The elegant angst and ethereal romanticism that linger in the atmosphere of the Chelsea Hotel make it the perfect place to interview legendary filmmaker-cum-infidel Abel Ferrara. Like some modern-day Roman gladiator pushing his way through an angry Coliseum crowd after a brutal and violent loss, Ferrara seems less to arrive for our interview than he does to beat the odds of making it through the front door.
Drenched in sweat, Ferrara is all manic energy as he darts back and forth across the hotel apartment-room in jeans and black sneakers, stopping only to swig from his brown bottle in a bag or to quickly and compulsively slick back his damp silver hair. His eyes are squinted and his posture is off kilter, with one shoulder angled higher than the other -- like a hunchback. "Turn the tape recorder on, you know, so I can start talking," he says, leaning deliberately into a chair for a brief pause. He does not sit down once during our entire interview, as if constant movement somehow helps to maintain his internal coherence.
Best known for grit-and-gut anti-Catholic existentialist allegories like Bad Lieutenant, King of New York and The Funeral, Ferrara, 56, is one of the truest, most steadfast independent filmmakers working today. Apart from one dip into the studio pool (a remake of Invasion of the Body Snatchers for Warner Brothers in 1993), and despite a notoriously hedonistic, self-indulgent lifestyle, Ferrara is still making movies the way he wants to make them. And most of the time, they're pretty stunning.

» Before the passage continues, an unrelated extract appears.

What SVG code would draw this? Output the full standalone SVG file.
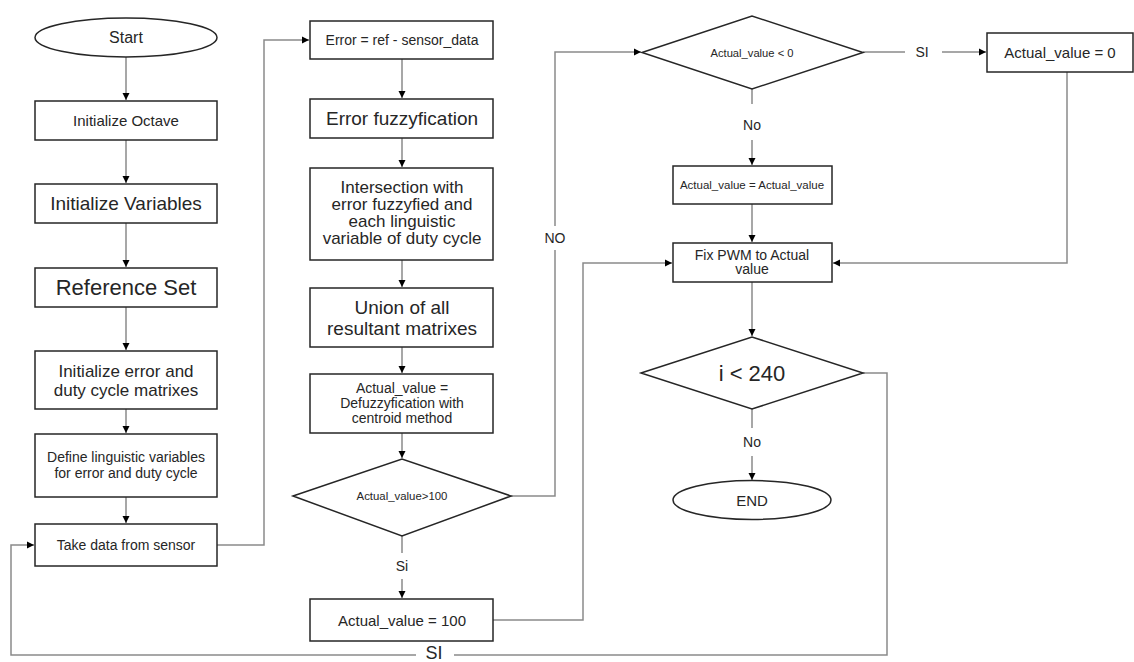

In July, Ferrara was in New York for a special screening of King of New York (to which he is currently at work on a prequel) at Lincoln Center, fresh off the heels of premiering his new film Go Go Tales at Cannes. The film, which tells the story of one rough night at Ray Ruby's Paradise Lounge, and stars Willem Dafoe, Matthew Modine and Asia Argento, also screens this month at the New York Film Festival.
Rebecca Carroll: What was it like seeing King of New York at Lincoln Center?
Abel Ferrara: It was nice they found the print! That's the first part. And then, it's also nice to come back to New York -- we've been in Rome.
RC: But what was it like to revisit the film in that particular way?
AF: You know, that film had a very troubled life in theaters. It became a cult film after its theatrical release -- on videocassette. So to see it in the movie theater with a full house that isn't made up of my mother and grandmother, to see people really digging it... My favorite expression, and I didn't come up with it, is that every empty seat is a knife in the heart of a director. I mean, it's not so dramatic, but it could be.